Zwei Turmspitzen schmückten Garten

Stadtmuseum: Interessantes Exponat aus dem alten Café Orient

6. März 2012, Wiesbadener Tagblatt (Bertram Heide)

Wiesbaden. Es ist schon manchmal abenteuerlich, wie er in den Besitz von Exponaten des alten Café Orient gelangt. Bernd Richefort, Enkel von Alfred Georgi, der das legendäre Traditionscafé „Unter den Eichen“ einstmals erbaute, hält die Erinnerung an die Lokalität wach, versucht dem Ganzen mit seiner Sammlung auch wieder Leben einzuhauchen.

Dem Stadtmuseum übergab er jetzt eine der drei Turmspitzen, die das Café einst schmückten, bis es am 16. April 1964 abgerissen wurde. Zwei der 2,50 Meter hohen Turmspitzen „zierten“ später jahrelang einen Wiesbadener Garten, bevor sie Richefort seiner Sammlung hinzufügen konnte. 

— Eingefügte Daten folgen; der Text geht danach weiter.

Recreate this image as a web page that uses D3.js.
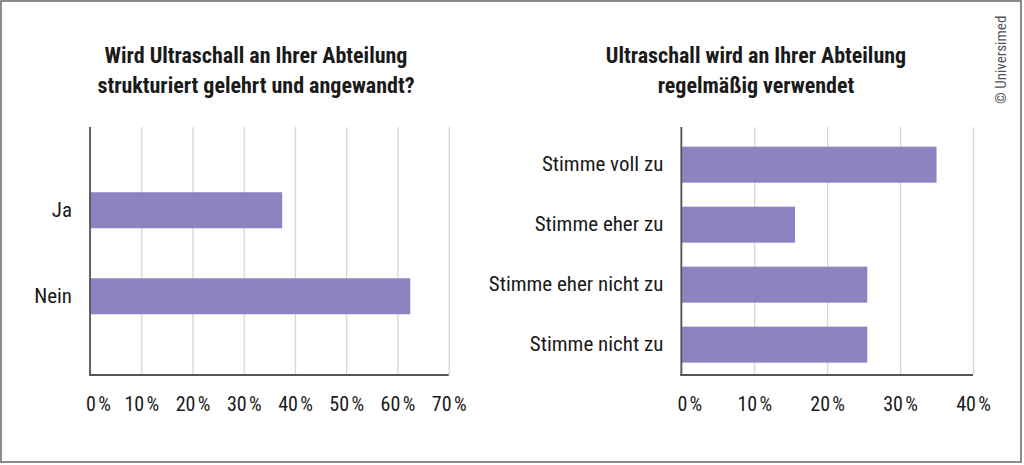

Große Freude bei Dr. Hans-Jörg Czech, de Gründungsdirektor des Stadtmuseums. „Diese Turmverzierung aus bemaltem Zink ist typisch für die Zeit des Historismus, wo man mit alten Formen spielte, um daraus etwas Neues zusammenzusetzen und zu entwickeln. Orientalische oder auch maurische Elemente entsprachen damals dem Zeitgeschmack.“ Die Turmspitze sei deshalb ein besonders interessantes Objekt, weil man sonst aus dieser Zeit meist nur Fotos oder Postarten vorfinde, kaum aber originale Bauteile. Schon fast eine kleine Sensation also.

Originale, dazu weiß Bernd Richefort wiederum eine abenteuerliche Geschichte. Ein Busfahrer, der am Abrisstag immer wieder die Strecke bis zum Nordfriedhof fährt, sichert sich – gegen ein paar Flaschen Bier für die Bauarbeiter – Kacheln mit maurischem Muster, damals bereits eine Rarität. Später verkauft er seinen „Schatz“ an einen niederländischen Sammler. Unwiederbringlich verloren sind die Kacheln; damit beispielsweise auch für eine Ausstellung zum Café Orient, über die Gründungsdirektor Dr. Czeck und Dr. Bernd Blisch, der Leiter des Projektbüros Stadtmuseum, gerade nachdenken.

Richefort ist inzwischen der einzige noch lebende Enkel des Bauherrn. Bruder Manfred verstarb 2010,  Bruder Georg erst vor kurzem. Die Sammlung des alten Familienerbes, das später einmal vollständig dem Stadtmuseum zur Verfügung gestellt werden soll, setzt er jedoch unverdrossen fort. Dabei helfen ihm seine vielfältigen Kontakte, feiert er doch in diesem Jahr mit seinem Unternehmen als Fensterputzer 40-jähriges Betriebsjubiläum. Bei seiner Suche ist er auf die Mithilfe der Bevölkerung angewiesen.

Der orientalische Stil des Cafés habe sicherlich eine besondere Attraktivität auf die Gäste der Stadt ausgeübt, sind sich die Experten im Stadtmuseum sicher. „Es gab damals unter den Eichen die verschiedensten Cafés für die unterschiedlichsten Bevölkerungsschichten. Das Café Orient war auf jeden Fall das repräsentativste“, ist Dr. Hans-Jörg Czech überzeugt. Die Turmspitze, das jüngste Exponat des Stadtmuseums, sei jedenfalls „ein Stück dokumentierte Stadtgeschichte“.

Aber, wer baute solche Turmspitzen damals aus Zinkblech und bemalte sie zeitgemäß? „Das war sicherlich eine Wiesbadener Firma. Der Name müsste auf der Liste der 20 Gläubigerfirmen zu finden sein Das waren Handwerker, die noch Rechnungen beim Café offen und Geld zu bekommen hatten“, weiß Sammler Bernd Richefort. Dr. Hans-Jörg Czech ist sich ebenfalls sicher: „In der Hochzeit des Historismus gab es mit Sicherheit viele Handwerkerfirmen vor Ort, die die entsprechenden Arbeiten am Bau auch ausführen konnten.“ Spezialisten eben, wie sie heute bei Restaurierungen oftmals wieder verzweifelt gesucht werden.